-- begin INFORMATION SHOWN --
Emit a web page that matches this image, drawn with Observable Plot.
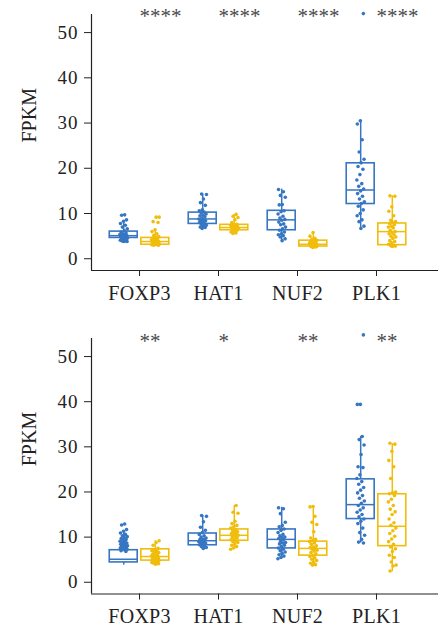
<!DOCTYPE html>
<html>
<head>
<meta charset="utf-8">
<script src="https://cdn.jsdelivr.net/npm/d3@7"></script>
<script src="https://cdn.jsdelivr.net/npm/@observablehq/plot@0.6"></script>
<style>
  html, body { margin: 0; padding: 0; background: #fff; }
  #wrap { width: 438px; }
  #wrap svg { display: block; }
  #bottom { margin-top: 8px; }
  g[aria-label="y-axis tick label"] text { letter-spacing: 1px; }
  g[aria-label="x-axis tick label"] text { letter-spacing: 0.3px; }
</style>
</head>
<body>
<div id="wrap"><div id="top"></div><div id="bottom"></div></div>
<script>
// ---------- categories ----------
const genes = ["FOXP3", "HAT1", "NUF2", "PLK1"];
const groups = ["Normal", "Tumor"];
const yTicks = [0, 10, 20, 30, 40, 50];
const groupColors = ["#3676c2", "#f0bd0c"];

// box stats, order: FOXP3-N, FOXP3-T, HAT1-N, HAT1-T, NUF2-N, NUF2-T, PLK1-N, PLK1-T
const topLow  = [3.8, 3.0, 6.7, 5.6, 4.0, 2.5, 6.7, 2.7];
const topQ1   = [4.6, 3.1, 7.7, 6.3, 6.3, 2.7, 12.1, 3.0];
const topMed  = [5.1, 3.8, 8.8, 6.9, 8.6, 3.2, 15.2, 6.0];
const topQ3   = [6.0, 4.6, 10.2, 7.5, 10.6, 4.0, 21.1, 7.8];
const topHigh = [8.0, 6.6, 14.3, 9.8, 15.4, 6.0, 30.6, 13.9];

const botLow  = [3.8, 4.0, 7.4, 7.3, 5.2, 3.8, 8.7, 2.3];
const botQ1   = [4.4, 4.8, 8.2, 9.2, 7.5, 5.9, 14.0, 8.0];
const botMed  = [5.1, 5.7, 9.2, 10.4, 9.5, 7.5, 17.2, 12.4];
const botQ3   = [7.1, 7.3, 10.8, 11.7, 11.7, 9.0, 22.8, 19.5];
const botHigh = [11.2, 9.2, 14.8, 17.0, 16.6, 16.9, 32.3, 30.7];

// points
const topFOXP3N = [9.7, 9.6, 8.6, 8.3, 7.8, 7.4, 7.0, 6.6, 6.2, 5.9, 5.7, 5.5, 5.4, 5.3, 5.2, 5.1, 5.0, 4.9, 4.8, 4.7, 4.6, 4.5, 4.4, 4.3, 4.2, 4.1, 4.0, 3.9, 3.8, 3.8];
const topFOXP3T = [9.2, 9.2, 8.2, 8.0, 6.4, 6.0, 5.5, 5.2, 4.9, 4.7, 4.6, 4.5, 4.3, 4.2, 4.1, 4.0, 3.9, 3.8, 3.7, 3.6, 3.5, 3.5, 3.4, 3.3, 3.3, 3.2, 3.1, 3.1, 3.0, 3.0];
const topHAT1N  = [14.3, 14.2, 13.2, 12.4, 11.8, 10.8, 10.6, 10.3, 10.1, 9.9, 9.6, 9.5, 9.3, 9.0, 8.8, 8.6, 8.5, 8.4, 8.2, 8.0, 7.8, 7.6, 7.4, 7.2, 7.0, 6.9, 6.7];
const topHAT1T  = [9.8, 9.4, 9.1, 8.6, 8.0, 7.6, 7.5, 7.4, 7.3, 7.2, 7.1, 7.0, 7.0, 6.9, 6.8, 6.7, 6.6, 6.5, 6.3, 6.1, 5.9, 5.7, 5.6];
const topNUF2N  = [15.3, 14.8, 14.0, 13.6, 12.0, 11.9, 10.6, 10.4, 9.9, 9.4, 9.0, 8.7, 8.5, 8.1, 7.7, 7.5, 7.0, 6.6, 6.3, 5.9, 5.5, 5.3, 5.1, 4.8, 4.4, 4.0];
const topNUF2T  = [5.8, 5.0, 4.5, 4.3, 4.1, 4.0, 3.8, 3.7, 3.6, 3.5, 3.4, 3.3, 3.3, 3.2, 3.1, 3.0, 2.9, 2.8, 2.8, 2.7, 2.6, 2.5];
const topPLK1N  = [54.2, 30.5, 29.8, 26.3, 23.6, 22.0, 21.2, 20.4, 19.8, 18.6, 17.4, 16.6, 16.0, 15.4, 15.0, 14.4, 13.8, 13.2, 12.6, 12.2, 11.6, 10.8, 10.0, 9.5, 8.6, 8.2, 7.2, 6.7];
const topPLK1T  = [13.9, 13.8, 11.5, 10.5, 9.5, 8.5, 8.2, 8.0, 7.8, 7.5, 7.2, 7.0, 6.8, 6.3, 6.0, 5.8, 5.5, 5.3, 5.0, 4.8, 4.5, 4.0, 3.8, 3.5, 3.2, 3.0, 2.9, 2.8, 2.7];

const botFOXP3N = [12.9, 12.7, 11.7, 11.3, 10.9, 10.6, 10.3, 10.1, 9.9, 9.7, 9.5, 9.3, 9.1, 9.0, 8.8, 8.7, 8.5, 8.4, 8.3, 8.2, 8.1, 8.0, 7.9, 7.8, 7.7, 7.6, 7.5, 7.4, 7.3, 7.2, 7.0, 6.8];
const botFOXP3T = [9.2, 8.8, 8.2, 7.5, 7.2, 7.0, 6.9, 6.8, 6.6, 6.4, 6.2, 6.0, 5.9, 5.8, 5.6, 5.5, 5.3, 5.2, 5.1, 5.0, 4.9, 4.8, 4.7, 4.6, 4.6, 4.5, 4.4, 4.3, 4.2, 4.1, 4.0];
const botHAT1N  = [14.8, 14.6, 13.4, 12.2, 11.5, 11.0, 10.6, 10.3, 10.0, 9.8, 9.6, 9.5, 9.4, 9.2, 9.0, 8.9, 8.8, 8.7, 8.5, 8.3, 8.1, 7.9, 7.7, 7.5];
const botHAT1T  = [17.0, 15.5, 15.3, 13.5, 13.0, 12.6, 12.3, 12.0, 11.7, 11.4, 11.2, 11.1, 10.8, 10.6, 10.5, 10.4, 10.2, 10.0, 9.8, 9.6, 9.4, 9.2, 9.0, 8.8, 8.5, 8.2, 7.9, 7.6, 7.3];
const botNUF2N  = [16.5, 16.3, 15.2, 13.3, 12.6, 12.3, 11.8, 11.5, 11.0, 10.6, 10.3, 10.0, 9.9, 9.7, 9.4, 9.1, 8.8, 8.7, 8.5, 8.2, 7.9, 7.6, 7.3, 7.0, 6.7, 6.4, 6.1, 5.8, 5.5, 5.2];
const botNUF2T  = [16.8, 16.7, 14.6, 13.3, 12.8, 11.2, 9.8, 9.5, 9.2, 9.0, 8.7, 8.4, 8.1, 7.8, 7.7, 7.5, 7.3, 7.1, 6.9, 6.6, 6.3, 6.0, 5.7, 5.4, 5.1, 4.8, 4.5, 4.2, 3.9, 3.8];
const botPLK1N  = [54.8, 39.4, 39.4, 32.3, 31.6, 30.4, 28.3, 25.6, 25.4, 23.8, 23.0, 22.3, 21.7, 21.0, 20.4, 19.8, 19.2, 18.6, 18.0, 17.5, 17.0, 16.5, 16.0, 15.5, 15.0, 14.5, 14.0, 13.5, 13.0, 12.0, 11.0, 10.4, 9.5, 8.9, 8.7];
const botPLK1T  = [30.8, 30.6, 29.0, 27.0, 25.6, 23.0, 20.0, 19.8, 19.6, 19.2, 18.4, 17.8, 17.0, 16.2, 15.6, 15.0, 14.0, 13.2, 12.6, 12.0, 11.4, 10.8, 10.2, 9.6, 9.0, 8.4, 7.8, 7.4, 6.8, 6.0, 5.5, 4.5, 3.8, 3.6, 2.5];

const topSig = ["****", "****", "****", "****"];
const botSig = ["**", "*", "**", "**"];

// ---------- drawing ----------
const xDomain = [-0.608, 3.785];
const yDomain = [-2.6, 54];
const groupOffset = 0.2, halfBox = 0.177, jitterHalf = 0.05;
const fontFamily = "'Liberation Serif', 'DejaVu Serif', serif";

function panel({low, q1, med, q3, high, points, sig, height, marginTop, marginBottom, sigDy}) {
  const boxes = [];
  const dots = [];
  genes.forEach((g, gi) => {
    groups.forEach((grp, k) => {
      const idx = gi * 2 + k;
      const cx = gi + (k === 0 ? -groupOffset : groupOffset);
      boxes.push({gene: g, group: grp, cx, low: low[idx], q1: q1[idx], med: med[idx], q3: q3[idx], high: high[idx]});
      points[idx].forEach((v, j) => {
        const u = ((j + 1) * 0.6180339887 + idx * 0.37) % 1;   // deterministic jitter
        dots.push({group: grp, x: cx + (u - 0.5) * 2 * jitterHalf, v});
      });
    });
  });
  return Plot.plot({
    width: 438, height, marginLeft: 91, marginRight: 0, marginTop, marginBottom,
    style: {fontFamily, color: "#222", background: "#fff", overflow: "visible"},
    x: {type: "linear", domain: xDomain, axis: null},
    y: {domain: yDomain, axis: null},
    color: {domain: groups, range: groupColors},
    marks: [
      Plot.ruleX([xDomain[0]], {stroke: "#222", strokeWidth: 1.2}),
      Plot.ruleY([yDomain[0]], {stroke: "#222", strokeWidth: 1.2}),
      Plot.axisY({ticks: yTicks, tickSize: 7, tickPadding: 6, fontSize: 19, label: null, stroke: "#222"}),
      Plot.axisX({ticks: [0, 1, 2, 3], tickFormat: i => genes[i], tickSize: 6, tickPadding: 9, fontSize: 20, label: null, anchor: "bottom"}),
      Plot.text(["FPKM"], {frameAnchor: "left", rotate: -90, dx: -62, fontSize: 20, fill: "#222"}),
      Plot.ruleX(boxes, {x: "cx", y1: "q3", y2: "high", stroke: "group", strokeWidth: 1.5}),
      Plot.ruleX(boxes, {x: "cx", y1: "low", y2: "q1", stroke: "group", strokeWidth: 1.5}),
      Plot.rect(boxes, {x1: d => d.cx - halfBox, x2: d => d.cx + halfBox, y1: "q1", y2: "q3", stroke: "group", fill: "white", fillOpacity: 0, strokeWidth: 1.6}),
      Plot.ruleY(boxes, {y: "med", x1: d => d.cx - halfBox, x2: d => d.cx + halfBox, stroke: "group", strokeWidth: 1.5}),
      Plot.dot(dots, {x: "x", y: "v", r: 1.8, fill: "group", stroke: null}),
      Plot.text(sig, {x: (d, i) => i, y: () => 54.2, text: d => d, textAnchor: "start", dy: sigDy, fontSize: 21, fill: "#4a4a4a"})
    ]
  });
}

document.getElementById("top").append(panel({
  low: topLow, q1: topQ1, med: topMed, q3: topQ3, high: topHigh,
  points: [topFOXP3N, topFOXP3T, topHAT1N, topHAT1T, topNUF2N, topNUF2T, topPLK1N, topPLK1T],
  sig: topSig, height: 310, marginTop: 14, marginBottom: 40, sigDy: 3
}));
document.getElementById("bottom").append(panel({
  low: botLow, q1: botQ1, med: botMed, q3: botQ3, high: botHigh,
  points: [botFOXP3N, botFOXP3T, botHAT1N, botHAT1T, botNUF2N, botNUF2T, botPLK1N, botPLK1T],
  sig: botSig, height: 317, marginTop: 20, marginBottom: 41.5, sigDy: 4
}));
</script>
</body>
</html>
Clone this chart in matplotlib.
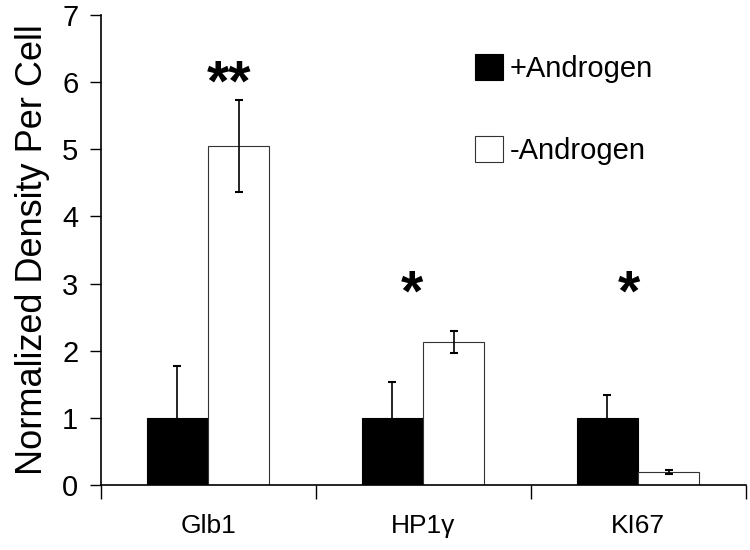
import numpy as np
import matplotlib.pyplot as plt

plt.rcParams['font.family'] = ['Liberation Sans', 'DejaVu Sans']

genes = ["Glb1", "HP1\u03b3", "KI67"]
plus_vals = [1.0, 1.0, 1.0]
plus_err = [0.78, 0.54, 0.34]
minus_vals = [5.05, 2.13, 0.20]
minus_err = [0.68, 0.17, 0.03]
stars = ["**", "*", "*"]
star_y = [5.95, 2.82, 2.82]
star_dx = [0.1, -0.05, -0.04]

x = np.arange(len(genes))
w = 0.285

fig = plt.figure(figsize=(7.5, 5.5), dpi=100)
ax = fig.add_axes([0.134, 0.118, 0.86, 0.855])

ax.bar(x - w / 2, plus_vals, w, color="black", edgecolor="black", linewidth=0.8,
       label="+Androgen")
eb = ax.errorbar(x - w / 2, plus_vals, yerr=[np.zeros(3), plus_err], fmt="none",
                 ecolor="black", elinewidth=1.2, capsize=3, capthick=1.5)
eb[1][0].set_visible(False)  # no lower cap on the filled bars
ax.bar(x + w / 2, minus_vals, w, color="white", edgecolor="#333333", linewidth=0.8,
       label="-Androgen")
ax.errorbar(x + w / 2, minus_vals, yerr=minus_err, fmt="none",
            ecolor="black", elinewidth=1.2, capsize=3, capthick=1.5)

for i, s in enumerate(stars):
    ax.text(x[i] + star_dx[i], star_y[i], s, ha="center", va="center",
            fontsize=41, fontweight="bold")

ax.set_xlim(-0.5, 2.5)
ax.set_ylim(0, 7)
ax.set_yticks(range(8))
ax.set_xticks([-0.5, 0.5, 1.5, 2.5])
ax.set_xticklabels([])
ax.set_xticks(x, minor=True)
ax.set_xticklabels(genes, minor=True)
ax.tick_params(axis="x", which="minor", length=0, labelsize=19, pad=21)
ax.tick_params(axis="x", which="major", length=10, width=1)
ax.tick_params(axis="y", length=8, width=1, labelsize=21, pad=8)
ax.set_ylabel("Normalized Density Per Cell", fontsize=26, labelpad=9)
for s in ["top", "right"]:
    ax.spines[s].set_visible(False)
for s in ["left", "bottom"]:
    ax.spines[s].set_linewidth(1.2)

ax.legend(loc="upper left", bbox_to_anchor=(0.54, 0.972), frameon=False,
          fontsize=21, labelspacing=1.8, handlelength=0.95, handleheight=1.0,
          handletextpad=0.25)

fig.savefig("out.png", dpi=100)
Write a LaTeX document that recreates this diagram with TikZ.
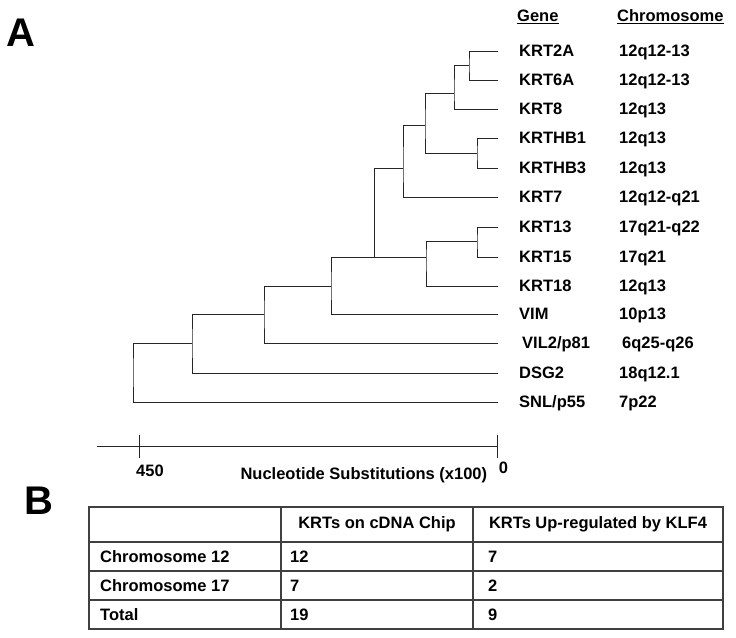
\documentclass[tikz,border=0pt]{standalone}
\usepackage{fontspec}
\setmainfont{Liberation Sans}
\usetikzlibrary{positioning}

\begin{document}
\begin{tikzpicture}[
  x=1pt, y=-1pt,
  font=\fontsize{16.5}{19}\selectfont\bfseries,
  branch/.style={draw=black!85, line width=1pt},
  gene/.style={anchor=west, inner sep=0pt, text height=11.8pt, text depth=0pt},
  chrom/.style={gene},
  panel/.style={font=\fontsize{40}{40}\selectfont\bfseries, inner sep=0pt},
  tabline/.style={draw=black!75, line width=1.2pt},
  cell/.style={inner sep=0pt, text height=11.8pt, text depth=0pt}
]
\useasboundingbox (0,0) rectangle (736,637);

% panel letters
\node[panel] (pa) at (21,33)     {A};
\node[panel] (pb) at (38.5,500.5) {B};

% column heads
\node[gene] (hgene)  at (517,15.5) {Gene};
\node[gene] (hchrom) at (617,15.5) {Chromosome};
\draw[line width=1pt] ([yshift=-1.8pt]hgene.south west)  -- ([yshift=-1.8pt]hgene.south east);
\draw[line width=1pt] ([yshift=-1.8pt]hchrom.south west) -- ([yshift=-1.8pt]hchrom.south east);

% leaf tips
\coordinate (t2a)  at (498,51);
\coordinate (t6a)  at (498,80);
\coordinate (t8)   at (498,109);
\coordinate (tb1)  at (498,138);
\coordinate (tb3)  at (498,168);
\coordinate (t7)   at (498,197);
\coordinate (t13)  at (498,227);
\coordinate (t15)  at (498,257);
\coordinate (t18)  at (498,286);
\coordinate (tvim) at (498,314);
\coordinate (tvil) at (498,343);
\coordinate (tdsg) at (498,373);
\coordinate (tsnl) at (498,402);

% gene names
\node[gene, right=21pt of t2a]  (g2a)  {KRT2A};
\node[gene, right=21pt of t6a]  (g6a)  {KRT6A};
\node[gene, right=21pt of t8]   (g8)   {KRT8};
\node[gene, right=21pt of tb1]  (gb1)  {KRTHB1};
\node[gene, right=21pt of tb3]  (gb3)  {KRTHB3};
\node[gene, right=21pt of t7]   (g7)   {KRT7};
\node[gene, right=21pt of t13]  (g13)  {KRT13};
\node[gene, right=21pt of t15]  (g15)  {KRT15};
\node[gene, right=21pt of t18]  (g18)  {KRT18};
\node[gene, right=21pt of tvim] (gvim) {VIM};
\node[gene, right=24pt of tvil] (gvil) {VIL2/p81};
\node[gene, right=21pt of tdsg] (gdsg) {DSG2};
\node[gene, right=21pt of tsnl] (gsnl) {SNL/p55};

% chromosome locations
\node[chrom] (c2a)  at (619,51)  {12q12-13};
\node[chrom] (c6a)  at (619,80)  {12q12-13};
\node[chrom] (c8)   at (619,109) {12q13};
\node[chrom] (cb1)  at (619,138) {12q13};
\node[chrom] (cb3)  at (619,168) {12q13};
\node[chrom] (c7)   at (619,197) {12q12-q21};
\node[chrom] (c13)  at (619,227) {17q21-q22};
\node[chrom] (c15)  at (619,257) {17q21};
\node[chrom] (c18)  at (619,286) {12q13};
\node[chrom] (cvim) at (619,314) {10p13};
\node[chrom] (cvil) at (622,343) {6q25-q26};
\node[chrom] (cdsg) at (619,373) {18q12.1};
\node[chrom] (csnl) at (619,402) {7p22};

% inner nodes of the tree
\coordinate (n1)   at (469,65);
\coordinate (n2)   at (454,93);
\coordinate (n3)   at (477,153);
\coordinate (n4)   at (425,125);
\coordinate (n5)   at (403,168);
\coordinate (n6)   at (477,241);
\coordinate (n7)   at (426,257);
\coordinate (n8)   at (374,257);
\coordinate (n9)   at (331,286);
\coordinate (n10)  at (264,314);
\coordinate (n11)  at (192,343);
\coordinate (root) at (133,372);

\draw[branch] (t2a) -| (n1) |- (t6a);
\draw[branch] (n1) -| (n2) |- (t8);
\draw[branch] (tb1) -| (n3) |- (tb3);
\draw[branch] (n2) -| (n4) |- (n3);
\draw[branch] (n4) -| (n5) |- (t7);
\draw[branch] (t13) -| (n6) |- (t15);
\draw[branch] (n6) -| (n7) |- (t18);
\draw[branch] (n5) -| (n8) |- (n7);
\draw[branch] (n8) -| (n9) |- (tvim);
\draw[branch] (n9) -| (n10) |- (tvil);
\draw[branch] (n10) -| (n11) |- (tdsg);
\draw[branch] (n11) -| (root) |- (tsnl);

% scale bar
\coordinate (sl)   at (97,446);
\coordinate (sr)   at (497,446);
\coordinate (k450) at (139,446);
\draw[branch] (sl) -- (sr);
\draw[branch] ([yshift=11pt]k450) -- ([yshift=-12pt]k450);
\draw[branch] ([yshift=11pt]sr) -- ([yshift=-12pt]sr);
\node[anchor=base]      (l450) at (150,476)   {450};
\node[anchor=base]      (l0)   at (503.5,473) {0};
\node[anchor=base west] (axis) at (237,479)   {Nucleotide Substitutions (x100)};

% table
\coordinate (tl) at (89,507);
\coordinate (br) at (723,629);
\draw[tabline] (tl) rectangle (br);
\foreach \y in {542,571,600} \draw[tabline] (89,\y) -- (723,\y);
\foreach \x in {281,473} \draw[tabline] (\x,507) -- (\x,629);

\node[cell] (h2) at (377,523) {KRTs on cDNA Chip};
\node[cell] (h3) at (598,523) {KRTs Up-regulated by KLF4};
\node[cell, anchor=west] (r12)  at (100,557) {Chromosome 12};
\node[cell, anchor=west] (r17)  at (100,586) {Chromosome 17};
\node[cell, anchor=west] (rtot) at (100,615) {Total};
\node[cell, anchor=west] (v12a) at (290,557) {12};
\node[cell, anchor=west] (v12b) at (488,557) {7};
\node[cell, anchor=west] (v17a) at (290,586) {7};
\node[cell, anchor=west] (v17b) at (488,586) {2};
\node[cell, anchor=west] (vtota) at (290,615) {19};
\node[cell, anchor=west] (vtotb) at (488,615) {9};
\end{tikzpicture}
\end{document}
-- end INFORMATION SHOWN --
Exactly the lines starting at the line containing "Clone this chart in matplotlib." and ending at the line containing "star_dx = [0.1, -0.05, -0.04]" should be transcribed, both included; omit the pictures.

COMPLETE RESPONSE:
Clone this chart in matplotlib.
import numpy as np
import matplotlib.pyplot as plt

plt.rcParams['font.family'] = ['Liberation Sans', 'DejaVu Sans']

genes = ["Glb1", "HP1\u03b3", "KI67"]
plus_vals = [1.0, 1.0, 1.0]
plus_err = [0.78, 0.54, 0.34]
minus_vals = [5.05, 2.13, 0.20]
minus_err = [0.68, 0.17, 0.03]
stars = ["**", "*", "*"]
star_y = [5.95, 2.82, 2.82]
star_dx = [0.1, -0.05, -0.04]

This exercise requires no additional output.